Another energy saver for gymnasiums is to equip the fluorescent fixtures with bi-level switching ballasts. Bi-level ballasts allow the fixtures to be operated with less than all of the lamps when lower light levels are adequate. For example, the Wisconsin Interscholastic Athletic Association recommends 70-75 foot-candles in gymnasiums for athletic competitions. For practices or other physical education activities 40 foot-candles is adequate. 

By installing fluorescent fixtures with bi-level switching the school is able to get the recommended light levels for athletic events (high schools average 50 events per year at 5 hours each for a total of 250 hours per year) while operating at lower levels (say 60%) the rest of the year (on average 3,650 hours). In this example the school would save over 1/3 of the cost of operating the fluorescent gym lights in addition to savings 50% as a result of the HID to fluorescent retrofit. (For a more complete discussion of HID to Fluorescent retrofits see Paragon’s Guide to HID Retrofits). Some schools have had good results installing motion sensors in gymnasiums to extinguish lights when the gym is not being used. Where lights are typically left on when the gym is not in use, this is an excellent energy saver. (Caution should be used to make sure rapid start ballasts are used when using motion sensors. Using instant start ballasts with motion sensors can significantly reduce lamp life.) 

A forth R in school lighting would be Rebates. Rebates and low interest loans are available in many states from utility companies for energy saving lighting retrofits and replacements.

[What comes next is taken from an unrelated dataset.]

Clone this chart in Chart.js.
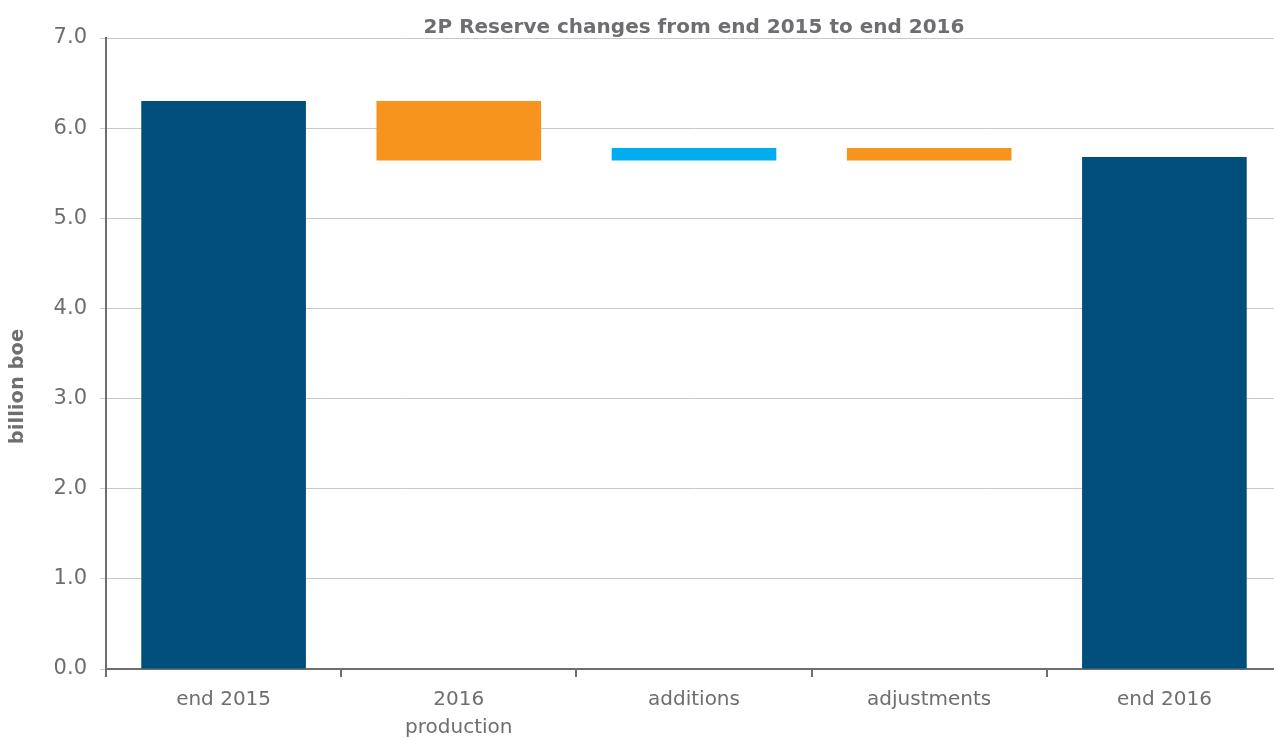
<!DOCTYPE html>
<html>
<head>
<meta charset="utf-8">
<script src="https://cdn.jsdelivr.net/npm/chart.js@4"></script>
<style>
  html, body { margin: 0; padding: 0; background: #fff; overflow: hidden; }
  #wrap { position: relative; width: 1290px; height: 740px; }
</style>
</head>
<body>
<div id="wrap"><canvas id="c"></canvas></div>
<script>
const categories = ['end 2015', ['2016', 'production'], 'additions', 'adjustments', 'end 2016'];
const barBottoms = [0, 5.64, 5.64, 5.64, 0];
const barTops = [6.30, 6.30, 5.78, 5.78, 5.68];
const barColors = ['#004e7c', '#f7941d', '#00aeef', '#f7941d', '#004e7c'];
const yTicks = [0, 1, 2, 3, 4, 5, 6, 7];
const yAxisTitle = 'billion boe';

const textGrey = '#6d6e71';
const fontFamily = '"DejaVu Sans", "Liberation Sans", Arial, sans-serif';

// Draws the y-axis title (rotated), placed like the reference
const yTitlePlugin = {
  id: 'yTitle',
  afterDraw(chart) {
    const ctx = chart.ctx;
    const area = chart.chartArea;
    ctx.save();
    ctx.translate(18, (area.top + area.bottom) / 2 + 33);
    ctx.rotate(-Math.PI / 2);
    ctx.fillStyle = textGrey;
    ctx.font = 'bold 19.5px ' + fontFamily;
    ctx.textAlign = 'center';
    ctx.textBaseline = 'middle';
    ctx.fillText(yAxisTitle, 0, 0);
    ctx.restore();
  }
};

new Chart(document.getElementById('c'), {
  type: 'bar',
  data: {
    labels: categories,
    datasets: [{
      data: barBottoms.map((b, i) => [b, barTops[i]]),
      backgroundColor: barColors,
      borderWidth: 0,
      barPercentage: 0.7,
      categoryPercentage: 1.0
    }]
  },
  plugins: [yTitlePlugin],
  options: {
    responsive: true,
    maintainAspectRatio: false,
    animation: false,
    layout: { padding: { left: 0, right: 8, top: 0, bottom: 0 } },
    plugins: {
      legend: { display: false },
      tooltip: { enabled: false },
      title: {
        display: true,
        text: '2P Reserve changes from end 2015 to end 2016',
        color: textGrey,
        fullSize: false,
        font: { family: fontFamily, size: 20, weight: 'bold', lineHeight: 1.0 },
        padding: { top: 18, bottom: 0 }
      }
    },
    scales: {
      x: {
        afterFit: (scale) => { scale.height = 71; },
        grid: {
          offset: true,
          drawOnChartArea: false,
          drawTicks: true,
          tickLength: 8,
          color: textGrey,
          lineWidth: 2
        },
        border: { color: textGrey, width: 2 },
        ticks: {
          color: textGrey,
          font: { family: fontFamily, size: 20, lineHeight: 1.4 },
          padding: 9,
          maxRotation: 0
        }
      },
      y: {
        min: 0,
        max: 7,
        afterBuildTicks: (scale) => { scale.ticks = yTicks.map(v => ({ value: v })); },
        afterFit: (scale) => { scale.width = 106; },
        grid: {
          color: '#c8c8c8',
          lineWidth: 1,
          tickLength: 6
        },
        border: { color: textGrey, width: 2 },
        ticks: {
          color: textGrey,
          font: { family: fontFamily, size: 21 },
          padding: 13,
          callback: (v) => Number(v).toFixed(1)
        },
        title: { display: false }
      }
    }
  }
});
</script>
</body>
</html>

The quantity and quality of light provided in a learning environment can have a substantial impact on a student’s educational experience. Research has shown that students see better with less eye strain under scotopically rich light sources. Schools can give students a better chance to succeed by re-lamping using fluorescent tubes with a higher color rendering index and higher color temperature, by retrofitting outdated fluorescent fixtures with technologically superior lamps, ballasts, and reflectors, and by replacing older less efficient fixtures with new. In addition to the educational benefits, these improvements will save the school money. In many cases, payback from energy savings will be less than three years.